I’m a believer in the law of attraction- that the transfer of energy from our thoughts, affects our lives, happiness and health. It’s only logical that the same applies to our finances.
For as long as I can remember, I always thought about money negatively. “Some were lucky with it but I just wasn’t.” Even as I got older and gained independence from the environment in which I was raised, my relationship with money continued to be negative. I interacted with money behind a fearful aloofness. I relied on this strategy to protect me from the evil of money and most importantly…my lack of it.
But a couple of years ago I moved to Germany and experienced a huge mental shift. It was the second ‘shift’ that I’d experienced in my life but this one I call my financial awakening. I started to see the financial world and its languages in a way that I had not before. I started to learn things about money, savings, the economy and financial independence. Being the education chaser that I am, I started to dig deeper into that world. I quickly became “obsessed” with the topic as I began to understand more about the economic narrative at play around me. I just needed to search for tools to help me understand where I stood in that narrative.
The Trigger
I started to unpack my relationship with money and came across Emilie Bellet’s book You’re Not Broke You’re Pre-Rich (link here). The first chapters of Bellet’s book helped me to organise the thoughts that had been chaotically occupying space in my mind for some time already. I was eventually able to articulate how my upbringing in a single-parent, working class, second-generation immigrant household on a council estate had indeed affected the way that I interacted with money. And it had done so in more ways than I realised. Financial trauma had been dictating my relationship to money. This moment of realisation changed my life.
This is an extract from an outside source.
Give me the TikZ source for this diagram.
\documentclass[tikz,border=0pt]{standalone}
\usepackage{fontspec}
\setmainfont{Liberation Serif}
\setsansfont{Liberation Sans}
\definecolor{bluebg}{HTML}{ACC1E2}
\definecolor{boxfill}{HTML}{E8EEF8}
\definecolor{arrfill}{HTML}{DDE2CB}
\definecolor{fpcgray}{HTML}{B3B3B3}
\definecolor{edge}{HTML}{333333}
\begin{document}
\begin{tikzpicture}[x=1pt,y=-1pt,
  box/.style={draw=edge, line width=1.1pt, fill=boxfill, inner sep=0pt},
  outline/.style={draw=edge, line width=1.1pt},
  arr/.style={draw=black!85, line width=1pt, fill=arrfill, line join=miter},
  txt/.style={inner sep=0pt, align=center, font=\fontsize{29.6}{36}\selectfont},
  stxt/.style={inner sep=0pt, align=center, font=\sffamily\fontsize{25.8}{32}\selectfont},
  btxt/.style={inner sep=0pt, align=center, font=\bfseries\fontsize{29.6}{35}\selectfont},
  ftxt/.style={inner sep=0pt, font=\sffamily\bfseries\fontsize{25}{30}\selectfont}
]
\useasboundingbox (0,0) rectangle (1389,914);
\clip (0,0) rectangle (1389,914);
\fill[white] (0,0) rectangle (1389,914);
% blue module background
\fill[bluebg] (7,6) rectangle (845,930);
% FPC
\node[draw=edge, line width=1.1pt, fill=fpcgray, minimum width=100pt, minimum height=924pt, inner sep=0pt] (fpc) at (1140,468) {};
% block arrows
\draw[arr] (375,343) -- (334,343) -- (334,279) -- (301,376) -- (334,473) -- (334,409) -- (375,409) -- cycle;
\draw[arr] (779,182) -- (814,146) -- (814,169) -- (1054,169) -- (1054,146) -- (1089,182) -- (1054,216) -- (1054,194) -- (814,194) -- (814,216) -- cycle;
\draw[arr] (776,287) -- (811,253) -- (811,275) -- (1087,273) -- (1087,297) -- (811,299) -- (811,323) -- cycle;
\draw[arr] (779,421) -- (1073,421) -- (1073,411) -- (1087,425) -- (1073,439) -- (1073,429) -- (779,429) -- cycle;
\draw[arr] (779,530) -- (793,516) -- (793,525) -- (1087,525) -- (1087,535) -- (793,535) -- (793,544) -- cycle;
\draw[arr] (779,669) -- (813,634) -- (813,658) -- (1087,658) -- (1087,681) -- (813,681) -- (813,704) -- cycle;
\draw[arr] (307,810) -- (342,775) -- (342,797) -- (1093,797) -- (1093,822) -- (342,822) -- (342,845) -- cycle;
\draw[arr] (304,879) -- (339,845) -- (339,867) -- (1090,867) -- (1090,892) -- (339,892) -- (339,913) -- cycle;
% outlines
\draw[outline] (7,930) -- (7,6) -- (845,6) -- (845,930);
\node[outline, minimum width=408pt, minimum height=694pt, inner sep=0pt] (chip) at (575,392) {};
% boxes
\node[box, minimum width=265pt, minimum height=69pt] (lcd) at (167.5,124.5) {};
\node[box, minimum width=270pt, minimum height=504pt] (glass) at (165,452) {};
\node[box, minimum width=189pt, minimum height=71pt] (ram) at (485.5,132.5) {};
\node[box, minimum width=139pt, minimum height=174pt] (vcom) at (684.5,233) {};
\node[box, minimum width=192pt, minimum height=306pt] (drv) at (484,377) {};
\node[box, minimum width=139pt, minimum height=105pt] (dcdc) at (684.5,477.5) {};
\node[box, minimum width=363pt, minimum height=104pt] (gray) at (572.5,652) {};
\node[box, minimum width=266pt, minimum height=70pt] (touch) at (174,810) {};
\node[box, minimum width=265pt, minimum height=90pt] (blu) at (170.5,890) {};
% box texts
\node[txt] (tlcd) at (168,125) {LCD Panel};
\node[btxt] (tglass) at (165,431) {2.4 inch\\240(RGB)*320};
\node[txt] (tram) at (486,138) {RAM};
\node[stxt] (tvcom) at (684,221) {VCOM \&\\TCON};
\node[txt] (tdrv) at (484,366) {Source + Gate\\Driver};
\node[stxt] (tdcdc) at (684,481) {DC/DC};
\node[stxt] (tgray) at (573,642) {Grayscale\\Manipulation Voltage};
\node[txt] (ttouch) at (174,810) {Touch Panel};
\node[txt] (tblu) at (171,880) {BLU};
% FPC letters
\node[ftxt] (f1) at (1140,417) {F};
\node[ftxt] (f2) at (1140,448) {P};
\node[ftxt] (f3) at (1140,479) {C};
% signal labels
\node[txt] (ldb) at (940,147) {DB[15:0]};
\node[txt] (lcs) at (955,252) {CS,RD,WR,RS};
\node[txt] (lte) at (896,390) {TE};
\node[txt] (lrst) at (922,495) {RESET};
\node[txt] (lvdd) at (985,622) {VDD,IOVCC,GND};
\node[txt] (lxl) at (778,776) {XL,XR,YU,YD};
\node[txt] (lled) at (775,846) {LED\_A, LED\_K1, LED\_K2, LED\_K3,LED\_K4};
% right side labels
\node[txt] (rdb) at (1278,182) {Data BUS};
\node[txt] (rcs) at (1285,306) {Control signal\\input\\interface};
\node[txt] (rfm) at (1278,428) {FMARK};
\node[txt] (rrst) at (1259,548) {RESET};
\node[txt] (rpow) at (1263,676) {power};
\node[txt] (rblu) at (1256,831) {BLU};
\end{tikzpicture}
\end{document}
My money mindset had been shaped by behaviours I’d learnt growing up. For instance, as a child I was conscious of the ways that my mother’s mother would weaponize money against me (more on this in a future post). I felt the scarcity of funds not just in my working class family but also among the families of my friends and neighbours. Money was simply scarce in my community. These realities shaped my perception of money as something highly discriminatory (against Black, brown, poor, “dysfunctional” families). I saw money as dangerous (to those without it) and damaging (also to those without it). And guess what? I was also not talking about my awful relationship with money…to anybody!
The Change
I wasn’t seeking new ways of thinking about money- but as with any awakening, it finds you. I quickly understood that I needed to confront my demons, the trauma and see myself as worthy. I had to not only confront the “evil eyes” of money but learn the rules of its game in order to defeat it and achieve financial wellbeing, independence, healing. I had to start thinking differently about money in order to be able to talk about it and not hide from it. I had to talk about money in order to attract it. I had to start attracting it in order to believe that I would attract more.
Clarity disclaimer: I am NOT suggesting that poor people are poor by choice because they have a poor money mindset. On the contrary, I believe that our destructive relationships with money are often caused or worsened by structural and institutional inadequacies. As a result, we have to unlearn what those systems have taught us and see that financial suffering is NOT our destiny.
The reinvention of my self-image from “victim of the economy” to “worthy of financial wellbeing” has significantly impacted the ways that I approach the financial world. I am now able to engage with and create opportunities more confidently. I can share ideas, seek resources, save money and…speak about it out loud. It has been an important shift that propelled me onto this journey of improving my financial education and literacy. I’m excited for this blog to help start important conversations about money, trauma and wellbeing.